Computing devices output recommendations to expose items that are likely of interest to a user, even if the user is unaware of the items' existence. For instance, a video streaming service outputs movie or television show recommendations, an online store outputs product recommendations, and so forth. Many services have replaced conventional search engines with automatic recommendations as a primary means for discovering content items. Accordingly, systems strive to tailor recommendations to individual end users, such that recommended items are actually of interest.
Conventional recommendation systems leverage historical data describing explicit interactions between user profiles and items. Explicit interactions include item view-view relationships, which describe items that were viewed together in a single browsing session. Other explicit interactions include view-bought relationships, which describe at least one item that was purchased after being viewed. Alternatively or additionally, explicit interactions include item bought-bought relationships, which describe items that were purchased together in a single browsing session. Conventional approaches build models from this explicit interaction data and use these models to determine a recommendation for a user profile.

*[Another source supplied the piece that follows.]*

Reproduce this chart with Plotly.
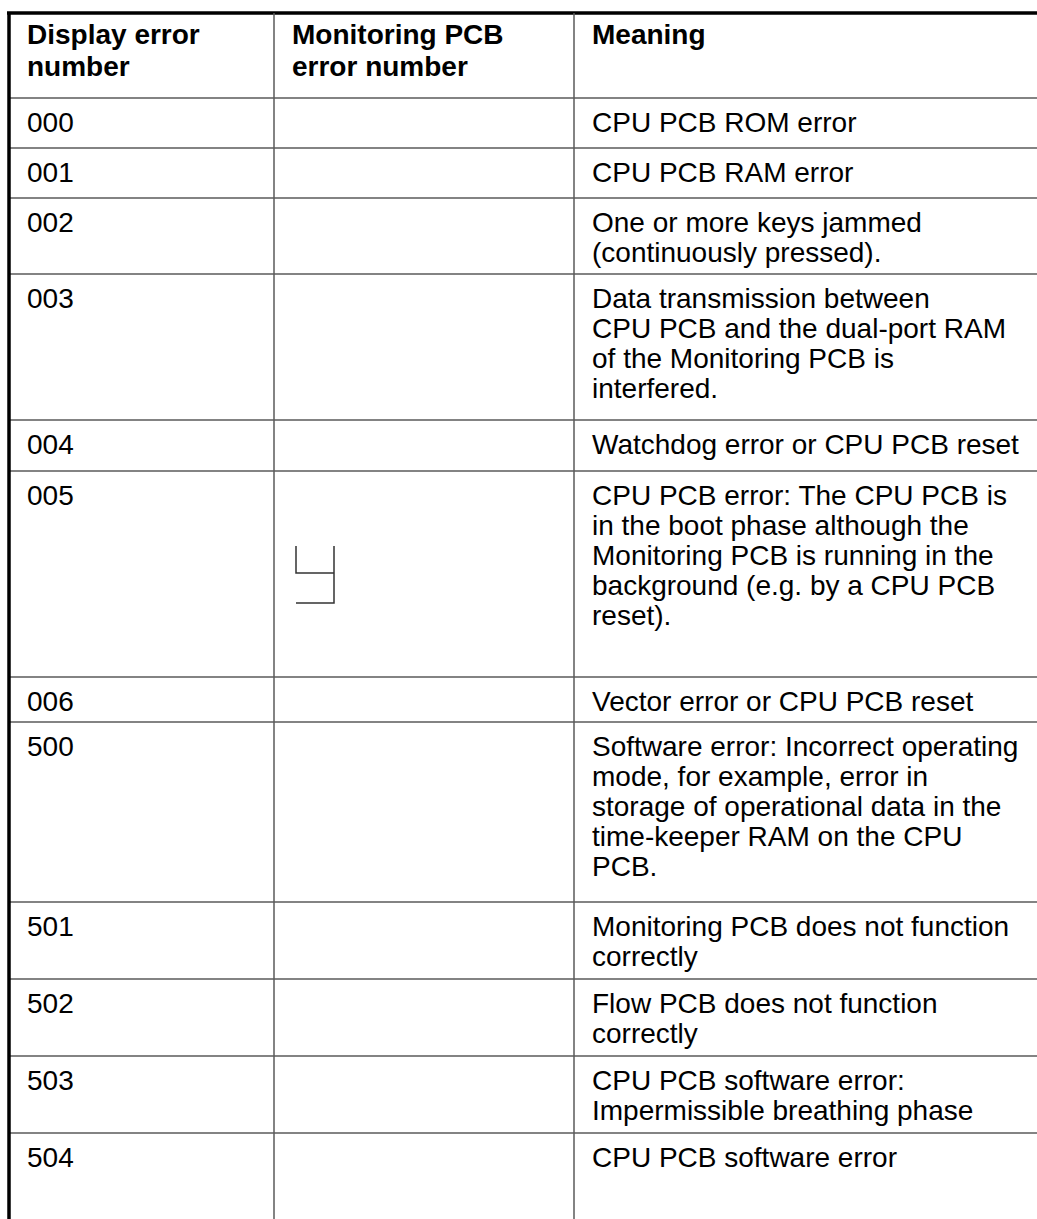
import plotly.graph_objects as go

# ---------------- data ----------------
header_col1 = ["Display error", "number"]
header_col2 = ["Monitoring PCB", "error number"]
header_col3 = ["Meaning"]

display_numbers = ["000", "001", "002", "003", "004", "005", "006",
                   "500", "501", "502", "503", "504"]

monitoring_numbers = ["", "", "", "", "", "SYMBOL", "", "", "", "", "", ""]

meanings = [
    ["CPU PCB ROM error"],
    ["CPU PCB RAM error"],
    ["One or more keys jammed", "(continuously pressed)."],
    ["Data transmission between", "CPU PCB and the dual-port RAM",
     "of the Monitoring PCB is", "interfered."],
    ["Watchdog error or CPU PCB reset"],
    ["CPU PCB error: The CPU PCB is", "in the boot phase although the",
     "Monitoring PCB is running in the", "background (e.g. by a CPU PCB",
     "reset)."],
    ["Vector error or CPU PCB reset"],
    ["Software error: Incorrect operating", "mode, for example, error in",
     "storage of operational data in the", "time-keeper RAM on the CPU",
     "PCB."],
    ["Monitoring PCB does not function", "correctly"],
    ["Flow PCB does not function", "correctly"],
    ["CPU PCB software error:", "Impermissible breathing phase"],
    ["CPU PCB software error"],
]

# ---------------- layout (sizes / styles) ----------------
W, H = 1037, 1219
TABLE_LEFT = 9
TABLE_TOP = 13
COL_WIDTHS = [265, 300, W - 574]
HEADER_HEIGHT = 85
ROW_HEIGHTS = [50, 50, 76, 146, 51, 206, 45, 180, 77, 77, 77, 120]
TEXT_PAD_X = 16
FIRST_LINE_OFFSET = 24
LINE_STEP = 30
HEADER_FIRST_OFFSET = 21
HEADER_LINE_STEP = 32
FONT = "Liberation Sans, Arial, Helvetica, sans-serif"
FONT_SIZE = 28
THIN = dict(color="#5a5a5a", width=1.5)
THICK = dict(color="#000000", width=3.5)

col_left = [TABLE_LEFT]
for w in COL_WIDTHS[:-1]:
    col_left.append(col_left[-1] + w)

row_top = [TABLE_TOP + HEADER_HEIGHT]
for h in ROW_HEIGHTS[:-1]:
    row_top.append(row_top[-1] + h)

fig = go.Figure()
shapes = []
annotations = []


def text_lines(lines, x, y0, step, bold=False):
    for i, t in enumerate(lines):
        annotations.append(dict(
            x=x, y=y0 + i * step, xref="x", yref="y",
            text=f"<b>{t}</b>" if bold else t,
            showarrow=False, xanchor="left", yanchor="middle",
            font=dict(family=FONT, size=FONT_SIZE, color="#000000"),
        ))


# header text
for lines, xl in zip([header_col1, header_col2, header_col3], col_left):
    text_lines(lines, xl + TEXT_PAD_X, TABLE_TOP + HEADER_FIRST_OFFSET,
               HEADER_LINE_STEP, bold=True)

# body text
for r, (num, mon, mean) in enumerate(zip(display_numbers, monitoring_numbers, meanings)):
    y0 = row_top[r] + FIRST_LINE_OFFSET
    text_lines([num], col_left[0] + TEXT_PAD_X, y0, LINE_STEP)
    text_lines(mean, col_left[2] + TEXT_PAD_X, y0, LINE_STEP)
    if mon == "SYMBOL":
        # broken glyph shown in the middle of the cell
        cx = col_left[1] + 22
        cy = row_top[r] + ROW_HEIGHTS[r] / 2
        g = 38
        path = (f"M {cx},{cy-28} L {cx},{cy-1} L {cx+g},{cy-1} "
                f"M {cx+g},{cy-28} L {cx+g},{cy+29} L {cx},{cy+29}")
        shapes.append(dict(type="path", path=path, xref="x", yref="y",
                           line=dict(color="#333333", width=1.5)))

# horizontal rules
shapes.append(dict(type="line", xref="x", yref="y", x0=TABLE_LEFT - 2, x1=W,
                   y0=TABLE_TOP, y1=TABLE_TOP, line=THICK))
for yt in row_top:
    shapes.append(dict(type="line", xref="x", yref="y", x0=TABLE_LEFT, x1=W,
                       y0=yt, y1=yt, line=THIN))
# vertical rules
shapes.append(dict(type="line", xref="x", yref="y", x0=TABLE_LEFT, x1=TABLE_LEFT,
                   y0=TABLE_TOP, y1=H, line=THICK))
for xl in col_left[1:]:
    shapes.append(dict(type="line", xref="x", yref="y", x0=xl, x1=xl,
                       y0=TABLE_TOP, y1=H, line=THIN))

fig.update_layout(
    width=W, height=H,
    margin=dict(l=0, r=0, t=0, b=0),
    paper_bgcolor="white", plot_bgcolor="white",
    xaxis=dict(range=[0, W], visible=False, fixedrange=True),
    yaxis=dict(range=[H, 0], visible=False, fixedrange=True),
    shapes=shapes, annotations=annotations, showlegend=False,
)

fig.write_html(
    "out.html",
    config={"displayModeBar": False},
    post_script="document.body.style.margin='0';document.body.style.overflow='hidden';",
)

Conventional recommendation systems, however, are unable to generate recommendations for user profiles that do not have historic explicit interaction data. Similarly, conventional recommendation systems are unable to account for implicit interactions between user profiles and items. Implicit interactions refer to interactions that do not explicitly indicate affinity for certain items. For instance, implicit interactions may include a number of times an item was viewed, an amount of time spent reading a news article, a percentage of a video watched, and so forth. As a result, conventional approaches for digital recommendations fail to account for significant interaction data that would otherwise influence a recommendation decision. Accordingly, conventional approaches for automatic item recommendations are limited to considering only certain types of interaction data, which often results in outputting irrelevant recommendations.